• Colin Doyle CFO

Tax reform as a people solution

The Tax Cuts and Jobs Act has gone from a hot topic of conversation that closed out 2017 to an operational reality with widespread implications for how businesses operate, invest, compete and deliver products and services. And while corporate tax and finance professionals are grappling with the myriad details around implementing the new law, others in the organization are facing a different challenge: making sure their allocation of tax savings will strategically support their business and their people, particularly over the long term.

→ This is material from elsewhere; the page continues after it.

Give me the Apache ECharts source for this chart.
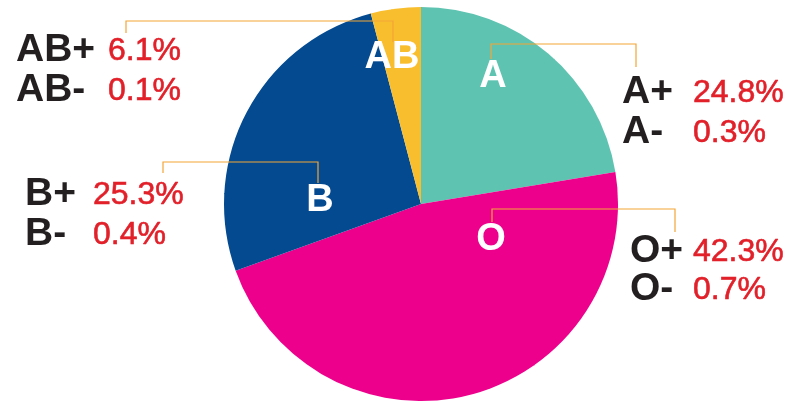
<!DOCTYPE html>
<html lang="en">
  <head>
    <meta charset="UTF-8" />
    <title>Blood types</title>
    <style>
      body {
        margin: 0;
        background: #fff;
      }
      #main {
        width: 791px;
        height: 401px;
      }
    </style>
  </head>
  <body>
    <div id="main"></div>
    <script src="https://cdn.jsdelivr.net/npm/echarts@6/dist/echarts.min.js"></script>
    <script>
      // data (slice sizes as drawn, clockwise from 12 o'clock)
      const groups = ["A", "O", "B", "AB"];
      const sliceShare = [22.4, 47.1, 26.4, 4.1];
      const plusPct = ["24.8%", "42.3%", "25.3%", "6.1%"];
      const minusPct = ["0.3%", "0.7%", "0.4%", "0.1%"];
      const colors = ["#5fc3b1", "#ec008c", "#034a91", "#f9be2e"];

      // layout of the annotations (same order as groups)
      const innerPos = [[493, 77], [491, 240], [320, 201], [392, 58]];
      const blocks = [
        { nameX: 622, pctX: 693, y1: 92, y2: 132, line: [[491, 59], [491, 44], [636, 44], [636, 67]] },
        { nameX: 630, pctX: 693, y1: 251, y2: 289, line: [[492, 222], [492, 209], [675, 209], [675, 232]] },
        { nameX: 25, pctX: 93, y1: 194, y2: 234, line: [[163, 173], [163, 162], [318, 162], [318, 183]] },
        { nameX: 16, pctX: 108, y1: 50, y2: 90, line: [[126, 33], [126, 21], [393, 21], [393, 42]] },
      ];

      const nameFont = 'bold 39px "Liberation Sans", Arial, sans-serif';
      const pctFont = '32px "Liberation Sans", Arial, sans-serif';

      const graphic = [];
      blocks.forEach((b, i) => {
        graphic.push({
          type: "polyline",
          z: 100,
          shape: { points: b.line },
          style: { stroke: "#f3a536", lineWidth: 1.2, fill: null },
        });
        [[groups[i] + "+", plusPct[i], b.y1], [groups[i] + "-", minusPct[i], b.y2]].forEach((row) => {
          graphic.push({
            type: "text",
            z: 100,
            style: { text: row[0], x: b.nameX, y: row[2], font: nameFont, fill: "#231f20", textVerticalAlign: "middle" },
          });
          graphic.push({
            type: "text",
            z: 100,
            style: {
              text: row[1], x: b.pctX, y: row[2] + 1, font: pctFont, fill: "#e2202a",
              stroke: "#e2202a", lineWidth: 0.6, textVerticalAlign: "middle",
            },
          });
        });
      });

      const myChart = echarts.init(document.getElementById("main"));
      const option = {
        animation: false,
        color: colors,
        series: [
          {
            type: "pie",
            center: [421, 204],
            radius: 197,
            startAngle: 90,
            clockwise: true,
            silent: true,
            itemStyle: { borderWidth: 0 },
            label: {
              show: true,
              position: "inside",
              formatter: "{b}",
              color: "#fff",
              fontSize: 38,
              fontWeight: "bold",
              fontFamily: "Liberation Sans",
            },
            labelLayout: function (params) {
              const p = innerPos[params.dataIndex];
              return { x: p[0], y: p[1], align: "center", verticalAlign: "middle" };
            },
            data: groups.map((g, i) => ({ name: g, value: sliceShare[i] })),
          },
        ],
        graphic: graphic,
      };
      myChart.setOption(option);
    </script>
  </body>
</html>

We began to consider the possibilities and set them in the context of a parallel conversation: What if companies decided to put their tax savings toward closing the “opportunity gap” — the disparity that arises due to a variety of factors, from gender, age and ethnicity, to education and training, to access to mentors and sponsors? One of these opportunity gaps is well known: on average, women in the U.S. have to work more than 15 months to make what a man does in 12 months, according to U.S. Census data. Could tax reform actually help close that pay gap?

To get a better understanding of how businesses across a variety of industries are investing their tax savings, Ernst & Young LLP conducted the Tax Reform Dollar Deployment Survey, posing a range of questions to 500 C-suite executives in the U.S. from companies with $500 million or more in revenue. Their responses indicate that some businesses are thinking about investing some of their tax reform savings in their people, and this could signal a positive impact on opportunity, gender or pay gaps.

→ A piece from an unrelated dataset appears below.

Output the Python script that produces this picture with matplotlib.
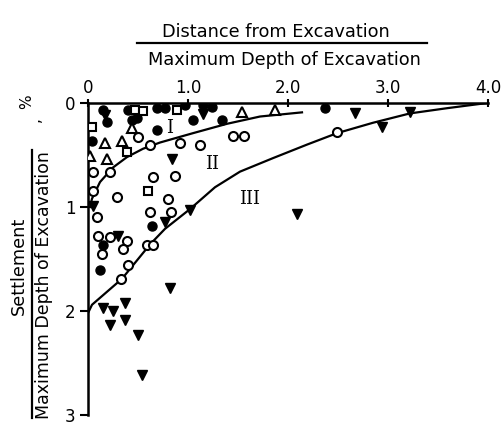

To start with, the responses indicated that 81 percent of companies are aware of gender or racial pay gaps and 69 percent have plans to address them — both encouraging statistics. A large majority of respondents (89 percent) plan to enhance compensation, with 41 percent increasing salaries across the organization and 35 percent focusing on increasing their minimum wage. Almost a quarter say they’ll be dedicating 10 percent or more of their tax savings dollars to compensation, with the average spend of 8 percent.

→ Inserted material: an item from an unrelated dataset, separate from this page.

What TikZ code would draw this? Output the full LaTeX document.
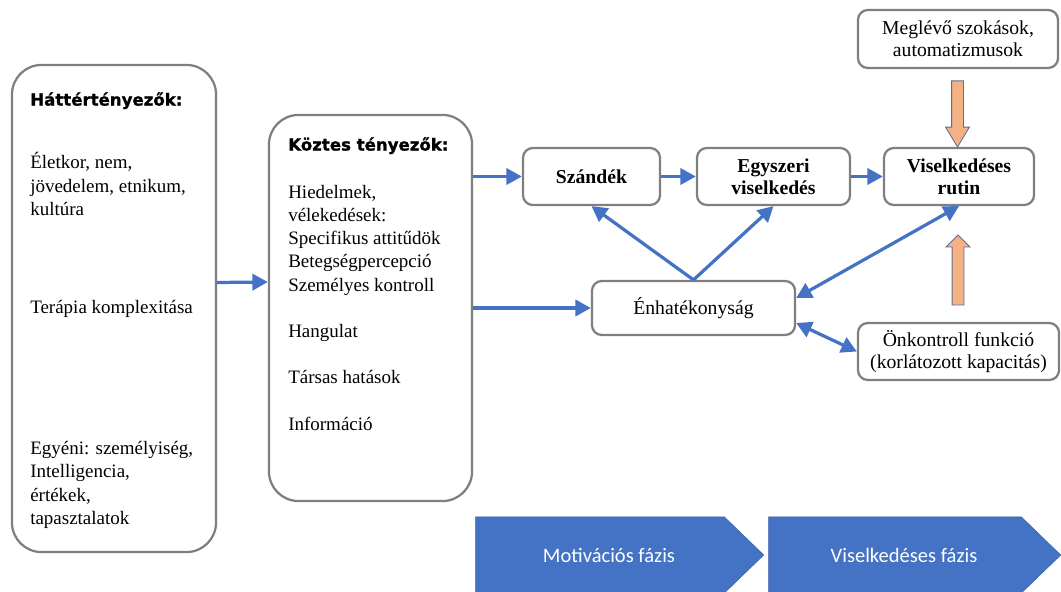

The news was even better when looking at some of the other planned investments earmarked for tax reform savings, implying long-term support for a more effective workforce. For example, 41 percent plan to invest in workforce development and training — arguably one of the most strategic approaches to sustainable success via reskilling and upskilling for the new workforce model. Over a quarter of respondents plan to provide their workforce with student loan debt assistance and 45 percent will enhance such benefits as health care or family leave. Opportunity gets a boost as well, with 28 percent of respondents reporting that they plan to create more jobs.

The world continues to change as a result of developments in globalization, demographics, technology and regulation. These disruptive forces require organizations to change rapidly — and they need all their people to be agile and adaptable to that change. This trend is a critical element of success for company innovation and growth, and may explain why so much of the newfound cash will be invested in training and job creation.

Providing equal opportunities across the board and promoting fair practices across all diversity dimensions is not a “feel-good” exercise — it’s a business imperative. If the new tax rates and policies encourage and enable that approach, all the better. And even for firms like ours — partnerships for which the lower tax rates don’t apply — it’s vital to make sure we’re all doing our part to close the gaps.

We applaud every organization that makes a concerted effort — with or without tax benefits — to support equitable opportunity, experiences and rewards that will help all their workers stay engaged in their careers and contribute their full value to the companies that employ them in the communities where they live and work. The collective potential of all these plans raises hope for a people solution with a lasting effect.